Exercise task |
Skip the pictures. Set down, word for word, the lines from the start of the material up to and including the line with "0.12, 0.34, 0.34]".

--------------------------------------------------

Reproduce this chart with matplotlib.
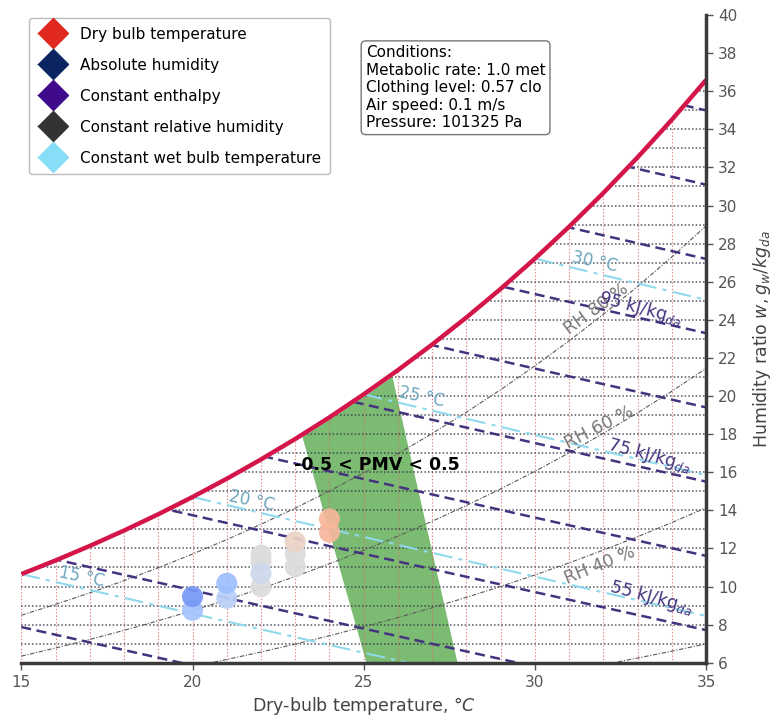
import numpy as np
import matplotlib
matplotlib.use("Agg")
import matplotlib.pyplot as plt
from matplotlib.lines import Line2D
from matplotlib import colors

# saturation vapour pressure of water (kPa) at each whole degree from 15 to 35 C
t_db = np.arange(15, 36)
p_sat = np.array([1.7057, 1.8188, 1.9384, 2.0647, 2.1983, 2.3392, 2.4878, 2.6448,
                  2.8105, 2.9852, 3.1699, 3.3639, 3.5681, 3.7831, 4.0090, 4.2470,
                  4.4969, 4.7596, 5.0354, 5.3251, 5.6290])
pressure = 101.325  # kPa

rh_levels = [20, 40, 60, 80]                                   # %
enthalpy_levels = [35, 45, 55, 65, 75, 85, 95, 105, 115, 125]  # kJ/kg_da
wet_bulb_levels = [15, 20, 25, 30]                             # C

# measured room states: dry bulb (C), humidity ratio (g/kg), PMV
pt_t = [20, 20, 21, 21, 22, 22, 22, 22, 23, 23, 23, 24, 24]
pt_w = [8.75, 9.47, 9.38, 10.17, 9.99, 11.65, 11.3, 10.69, 11.04, 11.7, 12.35, 12.85, 13.55]
pt_pmv = [-0.36, -0.64, -0.24, -0.40, 0.0, 0.0, 0.0, -0.12, 0.0, 0.0, 0.12, 0.34, 0.34]

# comfort zone -0.5 < PMV < 0.5 (clipped by the saturation curve)
zone_t = [25.08, 27.74, 25.46, 22.24]
zone_w = [6, 6, 24, 24]

conditions = ("Conditions:\nMetabolic rate: 1.0 met\nClothing level: 0.57 clo\n"
              "Air speed: 0.1 m/s\nPressure: 101325 Pa")


def w_from_pv(pv):
    return 622.0 * pv / (pressure - pv)


w_sat = w_from_pv(p_sat)

c_db = '#e06a6a'
c_abs = '#333a4a'
c_h = '#45337f'
c_rh = '#5a5a5a'
c_wb = '#8fd9ec'

fig = plt.figure(figsize=(7.73, 7.18), dpi=100)
ax = fig.add_axes([0.0276, 0.077, 0.8858, 0.9021])
ax.set_xlim(15, 35)
ax.set_ylim(6, 40)

# comfort zone
ax.fill(zone_t, zone_w, color='#7cbb72', lw=0, zorder=1)

# grid of dry bulb / humidity ratio, only below saturation
ax.vlines(t_db[:-1], 6, w_sat[:-1], color=c_db, ls=(0, (1.2, 1.8)), lw=0.8,
          alpha=0.85, zorder=2)
for w in range(7, 40):
    ax.axhline(w, color=c_abs, ls=(0, (1, 1.4)), lw=1.1, alpha=0.85, zorder=2)

# relative humidity lines
for rh in rh_levels:
    ax.plot(t_db, w_from_pv(rh / 100 * p_sat), color=c_rh, lw=0.8,
            ls=(0, (4, 1.5, 1, 1.5)), zorder=3)

# enthalpy lines
for h in enthalpy_levels:
    w_h = (h - 1.006 * t_db) / (2501 + 1.86 * t_db) * 1000
    ax.plot(t_db, w_h, color=c_h, lw=1.8, ls=(0, (4, 2.2)), zorder=3)

# wet bulb lines
for tw in wet_bulb_levels:
    ws = w_sat[tw - 15] / 1000
    tt = t_db[t_db >= tw]
    w_wb = ((2501 - 2.326 * tw) * ws - 1.006 * (tt - tw)) / (2501 + 1.86 * tt - 4.186 * tw) * 1000
    ax.plot(tt, w_wb, color=c_wb, lw=1.5, ls=(0, (9, 3, 2, 3)), zorder=3)

# blank out the region above saturation
ax.fill_between(t_db, w_sat, 42, facecolor='white', edgecolor='white', lw=2, zorder=4)
ax.plot(t_db, w_sat, color='#d4154a', lw=3.2, zorder=5, solid_capstyle='butt')

# data points
ax.scatter(pt_t, pt_w, c=pt_pmv, cmap='coolwarm', norm=colors.Normalize(-1, 1),
           s=230, alpha=0.92, edgecolors='none', zorder=6)

# line labels
ax.text(25.39, 16.38, '-0.5 < PMV < 0.5', fontsize=12.5, fontweight='bold',
        ha='center', va='center', zorder=7)
for x, y, s in [(16.77, 10.5, '15 °C'), (21.74, 14.49, '20 °C'),
                (26.7, 19.95, '25 °C'), (31.75, 27.04, '30 °C')]:
    ax.text(x, y, s, color='#6ea6bd', fontsize=12, rotation=-12,
            ha='center', va='center', zorder=7)
for x, y, s, r in [(31.9, 11.13, 'RH 40 %', 22), (31.87, 18.32, 'RH 60 %', 27),
                   (31.81, 24.57, 'RH 80 %', 36)]:
    ax.text(x, y, s, color='#777777', fontsize=12.5, rotation=r,
            ha='center', va='center', zorder=7)
for x, y, s in [(33.42, 9.4, '55 kJ/kg$_{da}$'), (33.36, 16.9, '75 kJ/kg$_{da}$'),
                (33.1, 24.6, '95 kJ/kg$_{da}$')]:
    ax.text(x, y, s, color=c_h, fontsize=12.5, rotation=-15,
            ha='center', va='center', zorder=7)

# axes styling
for side in ['left', 'top']:
    ax.spines[side].set_visible(False)
for side in ['bottom', 'right']:
    ax.spines[side].set_linewidth(2.5)
    ax.spines[side].set_color('#3a3a3a')
    ax.spines[side].set_zorder(8)
ax.yaxis.tick_right()
ax.yaxis.set_label_position('right')
ax.set_xticks([15, 20, 25, 30, 35])
ax.set_yticks(range(6, 41, 2))
ax.tick_params(colors='#555555', labelsize=11, length=5, width=1)
ax.set_xlabel('Dry-bulb temperature, °$C$', fontsize=12.5, color='#444444', labelpad=4)
ax.set_ylabel('Humidity ratio $w, g_w/kg_{da}$', fontsize=12.5, color='#444444', labelpad=10)

handles = [
    Line2D([], [], color='#e0281e', marker='D', markersize=15, ls=':', lw=0.8),
    Line2D([], [], color='#0b2563', marker='D', markersize=15, ls=':', lw=0.8),
    Line2D([], [], color='#3f0b8c', marker='D', markersize=15, ls='--', lw=0.8),
    Line2D([], [], color='#333333', marker='D', markersize=15, ls='-.', lw=0.8),
    Line2D([], [], color='#87def6', marker='D', markersize=15, ls='-.', lw=0.8),
]
labels = ['Dry bulb temperature', 'Absolute humidity', 'Constant enthalpy',
          'Constant relative humidity', 'Constant wet bulb temperature']
leg = ax.legend(handles, labels, loc='upper left', bbox_to_anchor=(0.011, 0.995),
                borderaxespad=0, fontsize=11, handlelength=2.0, handletextpad=0.8,
                labelspacing=1.05, borderpad=0.55, framealpha=1, edgecolor='#bbbbbb')
leg.set_zorder(10)

ax.text(0.503, 0.953, conditions, transform=ax.transAxes, fontsize=11,
        ha='left', va='top', zorder=10,
        bbox=dict(boxstyle='round,pad=0.3', facecolor='white', edgecolor='#777777'))

fig.savefig('out.png', dpi=100)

--------------------------------------------------

Response below |
Reproduce this chart with matplotlib.
import numpy as np
import matplotlib
matplotlib.use("Agg")
import matplotlib.pyplot as plt
from matplotlib.lines import Line2D
from matplotlib import colors

# saturation vapour pressure of water (kPa) at each whole degree from 15 to 35 C
t_db = np.arange(15, 36)
p_sat = np.array([1.7057, 1.8188, 1.9384, 2.0647, 2.1983, 2.3392, 2.4878, 2.6448,
                  2.8105, 2.9852, 3.1699, 3.3639, 3.5681, 3.7831, 4.0090, 4.2470,
                  4.4969, 4.7596, 5.0354, 5.3251, 5.6290])
pressure = 101.325  # kPa

rh_levels = [20, 40, 60, 80]                                   # %
enthalpy_levels = [35, 45, 55, 65, 75, 85, 95, 105, 115, 125]  # kJ/kg_da
wet_bulb_levels = [15, 20, 25, 30]                             # C

# measured room states: dry bulb (C), humidity ratio (g/kg), PMV
pt_t = [20, 20, 21, 21, 22, 22, 22, 22, 23, 23, 23, 24, 24]
pt_w = [8.75, 9.47, 9.38, 10.17, 9.99, 11.65, 11.3, 10.69, 11.04, 11.7, 12.35, 12.85, 13.55]
pt_pmv = [-0.36, -0.64, -0.24, -0.40, 0.0, 0.0, 0.0, -0.12, 0.0, 0.0, 0.12, 0.34, 0.34]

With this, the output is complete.